** Input rows **
● ● ● ● ●

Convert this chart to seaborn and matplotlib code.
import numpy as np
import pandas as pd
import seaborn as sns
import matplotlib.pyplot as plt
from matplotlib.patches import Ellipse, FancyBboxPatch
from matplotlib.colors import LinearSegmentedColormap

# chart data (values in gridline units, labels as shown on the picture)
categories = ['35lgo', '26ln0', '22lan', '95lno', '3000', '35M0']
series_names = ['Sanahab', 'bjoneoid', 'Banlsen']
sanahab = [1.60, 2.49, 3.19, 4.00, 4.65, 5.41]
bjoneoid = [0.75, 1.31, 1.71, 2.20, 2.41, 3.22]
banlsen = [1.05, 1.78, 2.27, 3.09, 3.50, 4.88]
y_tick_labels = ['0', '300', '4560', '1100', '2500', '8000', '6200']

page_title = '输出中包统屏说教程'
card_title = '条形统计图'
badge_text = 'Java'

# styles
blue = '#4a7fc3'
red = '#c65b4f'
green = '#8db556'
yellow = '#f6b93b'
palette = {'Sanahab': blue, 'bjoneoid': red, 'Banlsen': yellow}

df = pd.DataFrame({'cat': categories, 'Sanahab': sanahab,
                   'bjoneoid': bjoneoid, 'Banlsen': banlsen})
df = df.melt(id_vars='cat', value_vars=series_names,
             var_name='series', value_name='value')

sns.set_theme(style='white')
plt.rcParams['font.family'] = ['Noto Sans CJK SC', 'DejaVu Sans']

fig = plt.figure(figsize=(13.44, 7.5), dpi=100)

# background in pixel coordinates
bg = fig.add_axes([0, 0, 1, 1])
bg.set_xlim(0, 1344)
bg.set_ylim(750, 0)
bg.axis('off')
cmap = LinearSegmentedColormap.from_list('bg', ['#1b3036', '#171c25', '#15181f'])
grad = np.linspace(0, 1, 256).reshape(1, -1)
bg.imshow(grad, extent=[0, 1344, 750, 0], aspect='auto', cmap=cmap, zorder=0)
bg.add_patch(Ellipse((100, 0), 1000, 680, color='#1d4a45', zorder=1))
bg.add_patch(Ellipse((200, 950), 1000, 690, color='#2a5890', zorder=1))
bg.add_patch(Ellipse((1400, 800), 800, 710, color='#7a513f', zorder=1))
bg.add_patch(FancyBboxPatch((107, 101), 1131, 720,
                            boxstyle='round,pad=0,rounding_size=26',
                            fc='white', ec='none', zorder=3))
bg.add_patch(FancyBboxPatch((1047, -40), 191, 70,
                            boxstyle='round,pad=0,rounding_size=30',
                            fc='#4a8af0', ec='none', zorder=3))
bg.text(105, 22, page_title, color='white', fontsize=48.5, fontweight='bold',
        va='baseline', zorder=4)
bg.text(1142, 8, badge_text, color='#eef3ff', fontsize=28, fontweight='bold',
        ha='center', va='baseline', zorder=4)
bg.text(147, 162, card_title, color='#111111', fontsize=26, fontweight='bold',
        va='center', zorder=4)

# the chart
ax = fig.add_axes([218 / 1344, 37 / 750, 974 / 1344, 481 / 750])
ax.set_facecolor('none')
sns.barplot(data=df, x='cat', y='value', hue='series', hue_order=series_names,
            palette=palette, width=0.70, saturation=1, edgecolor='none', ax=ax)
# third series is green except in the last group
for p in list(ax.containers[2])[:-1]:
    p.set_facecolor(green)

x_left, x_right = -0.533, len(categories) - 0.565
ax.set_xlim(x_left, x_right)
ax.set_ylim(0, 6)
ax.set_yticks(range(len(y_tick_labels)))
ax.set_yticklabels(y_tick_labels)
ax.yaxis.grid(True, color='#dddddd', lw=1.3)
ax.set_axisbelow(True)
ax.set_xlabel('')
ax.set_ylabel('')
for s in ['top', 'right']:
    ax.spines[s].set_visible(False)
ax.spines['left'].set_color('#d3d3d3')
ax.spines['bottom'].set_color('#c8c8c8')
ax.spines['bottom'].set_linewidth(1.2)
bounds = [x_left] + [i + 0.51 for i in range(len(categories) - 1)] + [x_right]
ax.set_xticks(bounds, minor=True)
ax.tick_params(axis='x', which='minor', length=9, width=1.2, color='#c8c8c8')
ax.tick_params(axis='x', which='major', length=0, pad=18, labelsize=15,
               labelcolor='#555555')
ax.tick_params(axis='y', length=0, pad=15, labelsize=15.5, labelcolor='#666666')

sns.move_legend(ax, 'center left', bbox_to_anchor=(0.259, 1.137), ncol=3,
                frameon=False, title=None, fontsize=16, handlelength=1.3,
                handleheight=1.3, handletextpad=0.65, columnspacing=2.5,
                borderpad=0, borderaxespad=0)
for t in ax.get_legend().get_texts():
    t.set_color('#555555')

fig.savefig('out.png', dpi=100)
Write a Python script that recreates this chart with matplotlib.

● ● ● ● ●

** Work instructions **
Above are the records; copy all of them exactly.

** Answer to this problem **
Convert this chart to seaborn and matplotlib code.
import numpy as np
import pandas as pd
import seaborn as sns
import matplotlib.pyplot as plt
from matplotlib.patches import Ellipse, FancyBboxPatch
from matplotlib.colors import LinearSegmentedColormap

# chart data (values in gridline units, labels as shown on the picture)
categories = ['35lgo', '26ln0', '22lan', '95lno', '3000', '35M0']
series_names = ['Sanahab', 'bjoneoid', 'Banlsen']
sanahab = [1.60, 2.49, 3.19, 4.00, 4.65, 5.41]
bjoneoid = [0.75, 1.31, 1.71, 2.20, 2.41, 3.22]
banlsen = [1.05, 1.78, 2.27, 3.09, 3.50, 4.88]
y_tick_labels = ['0', '300', '4560', '1100', '2500', '8000', '6200']

page_title = '输出中包统屏说教程'
card_title = '条形统计图'
badge_text = 'Java'

# styles
blue = '#4a7fc3'
red = '#c65b4f'
green = '#8db556'
yellow = '#f6b93b'
palette = {'Sanahab': blue, 'bjoneoid': red, 'Banlsen': yellow}

df = pd.DataFrame({'cat': categories, 'Sanahab': sanahab,
                   'bjoneoid': bjoneoid, 'Banlsen': banlsen})
df = df.melt(id_vars='cat', value_vars=series_names,
             var_name='series', value_name='value')

sns.set_theme(style='white')
plt.rcParams['font.family'] = ['Noto Sans CJK SC', 'DejaVu Sans']

fig = plt.figure(figsize=(13.44, 7.5), dpi=100)

# background in pixel coordinates
bg = fig.add_axes([0, 0, 1, 1])
bg.set_xlim(0, 1344)
bg.set_ylim(750, 0)
bg.axis('off')
cmap = LinearSegmentedColormap.from_list('bg', ['#1b3036', '#171c25', '#15181f'])
grad = np.linspace(0, 1, 256).reshape(1, -1)
bg.imshow(grad, extent=[0, 1344, 750, 0], aspect='auto', cmap=cmap, zorder=0)
bg.add_patch(Ellipse((100, 0), 1000, 680, color='#1d4a45', zorder=1))
bg.add_patch(Ellipse((200, 950), 1000, 690, color='#2a5890', zorder=1))
bg.add_patch(Ellipse((1400, 800), 800, 710, color='#7a513f', zorder=1))
bg.add_patch(FancyBboxPatch((107, 101), 1131, 720,
                            boxstyle='round,pad=0,rounding_size=26',
                            fc='white', ec='none', zorder=3))
bg.add_patch(FancyBboxPatch((1047, -40), 191, 70,
                            boxstyle='round,pad=0,rounding_size=30',
                            fc='#4a8af0', ec='none', zorder=3))
bg.text(105, 22, page_title, color='white', fontsize=48.5, fontweight='bold',
        va='baseline', zorder=4)
bg.text(1142, 8, badge_text, color='#eef3ff', fontsize=28, fontweight='bold',
        ha='center', va='baseline', zorder=4)
bg.text(147, 162, card_title, color='#111111', fontsize=26, fontweight='bold',
        va='center', zorder=4)

# the chart
ax = fig.add_axes([218 / 1344, 37 / 750, 974 / 1344, 481 / 750])
ax.set_facecolor('none')
sns.barplot(data=df, x='cat', y='value', hue='series', hue_order=series_names,
            palette=palette, width=0.70, saturation=1, edgecolor='none', ax=ax)
# third series is green except in the last group
for p in list(ax.containers[2])[:-1]:
    p.set_facecolor(green)

x_left, x_right = -0.533, len(categories) - 0.565
ax.set_xlim(x_left, x_right)
ax.set_ylim(0, 6)
ax.set_yticks(range(len(y_tick_labels)))
ax.set_yticklabels(y_tick_labels)
ax.yaxis.grid(True, color='#dddddd', lw=1.3)
ax.set_axisbelow(True)
ax.set_xlabel('')
ax.set_ylabel('')
for s in ['top', 'right']:
    ax.spines[s].set_visible(False)
ax.spines['left'].set_color('#d3d3d3')
ax.spines['bottom'].set_color('#c8c8c8')
ax.spines['bottom'].set_linewidth(1.2)
bounds = [x_left] + [i + 0.51 for i in range(len(categories) - 1)] + [x_right]
ax.set_xticks(bounds, minor=True)
ax.tick_params(axis='x', which='minor', length=9, width=1.2, color='#c8c8c8')
ax.tick_params(axis='x', which='major', length=0, pad=18, labelsize=15,
               labelcolor='#555555')
ax.tick_params(axis='y', length=0, pad=15, labelsize=15.5, labelcolor='#666666')

sns.move_legend(ax, 'center left', bbox_to_anchor=(0.259, 1.137), ncol=3,
                frameon=False, title=None, fontsize=16, handlelength=1.3,
                handleheight=1.3, handletextpad=0.65, columnspacing=2.5,
                borderpad=0, borderaxespad=0)
for t in ax.get_legend().get_texts():
    t.set_color('#555555')

fig.savefig('out.png', dpi=100)
Write a Python script that recreates this chart with matplotlib.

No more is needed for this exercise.